As the clock struck midnight on April 17, 2009, the Canadian citizenship of my Saskatchewan-born but subsequently naturalized American father was restored. And thus, thanks to Bill C-37, an amendment to the Canadian Citizenship Act, so was mine. Under its terms, all Canadians who had lost their citizenship when they took on a new nationality—i.e., Canadians like my dad, who became an American in June 1965—regained it, as did their first generation of offspring.
Maybe it takes an Iowan to get stoked about becoming Canadian, but I was sufficiently stoked to travel to Ottawa a couple days shy of this magical moment so that I would suddenly become always Canadian in Canada’s capital, among other so-called lost Canadians.
I work for a libertarian think tank, and libertarians are supposed to disdain the land of poutine and Dan Aykroyd for its socialist health-care system and general failure to really love liberty. Yet not only can you get gay-married in any of the provinces, or almost-legally toke up in your toque up there, but Canada’s economy is also slightly freer than that of the global hegemon to its south. According to the Cato Institute, at least.
“To gain a citizenship in one magical moment, without exertion or will, is to experience as an adult the national baptism that comes with birth.”
But even more important to me is the conviction—a libertarian conviction, I believe—that crossing national borders ought to differ little from crossing the imagined line between Iowa and Minnesota. That’s really why I’m so keen about being Canadian. I want my own boundaries to widen, as I’d like everyone’s boundaries to widen. Also, I can now put the Canadian flag on my backpack.
After dining with other lost Canadians the evening before I became a citizen, I found myself walking the not-so-mean streets of Ottawa alone an hour before midnight. So I wandered into the Royal Oak, an English pub on Bank Street. I persuaded some game locals, Austin and Rachelle, to share a toast and snap my picture in front of the Maple Leaf hanging behind the bar. Midnight! To gain a citizenship in one magical moment, without exertion or will, is to experience as an adult the national baptism that comes with birth. I felt exhilarated, if a bit of a fraud. Austin and Rachelle were exceedingly kind to me. We exchanged cell-phone numbers. We agreed to connect on Facebook. We all understood that I am a thoroughgoing American, qualifying as Canadian through a weird technicality. But they were happy for me, happy to have me. Because they’re Canadians, I suppose.
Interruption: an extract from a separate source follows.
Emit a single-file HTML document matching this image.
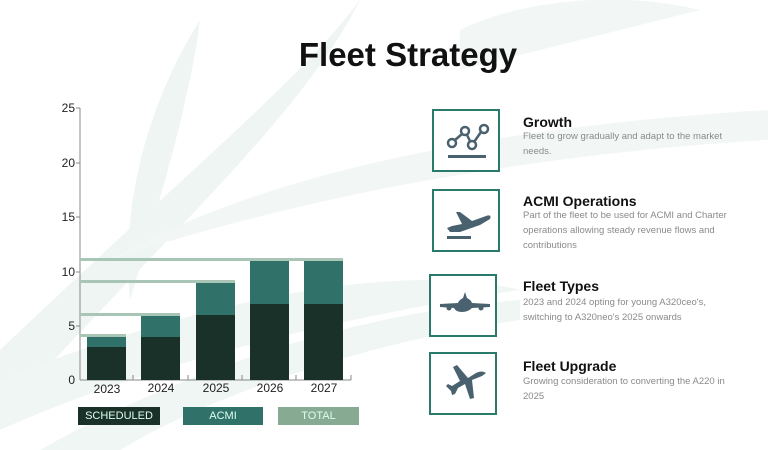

My first full day as a citizen turned out to be overclimactically surreal. While arranging an interview with Jason Kenney, the minister of citizenship, immigration, and multiculturalism, I had agreed in passing that his office could point reporters toward me, an example of a newfound Canadian. So the morning of the 17th, I discover that an article about the just-effectuated bill from the Canadian Press wire service begins and ends with the case of Will Wilkinson. (For the first time, it is said that I have an “American” fiancée.) Through Twitter, I learn that a pundit friend in D.C. has received an e-mail from the Canadian government that mentions me by name. I have become the exemplary lost Canadian. I’m vain enough to be tickled and Canadian enough to be mortified, as I tour the carefully curated office of Canada’s first prime minister, Sir John A. Macdonald, with other lost Canadians, many of whom have waited decades for this day.
In the afternoon, I meet with Kenney to discuss the new law. An assistant photographs us shaking hands in front of a flag. The minister himself seems damn happy to have me.
At dinner after our first Canadian day, one of us, Dean Echenberg, a physician from California, produces his Canadian passport, which he has managed to secure on the first possible day. We pass it around the table and marvel. It is real.
I return to Iowa with a Maple Leaf pin on my backpack. I give my American fiancée her present: a ridiculous action figure of Macdonald, complete with reading table and book. He was a “father of confederation,” I explain. I tell her what the enthusiastic Parliament tour guide told me: “Sir John A. Macdonald was a dreamer.”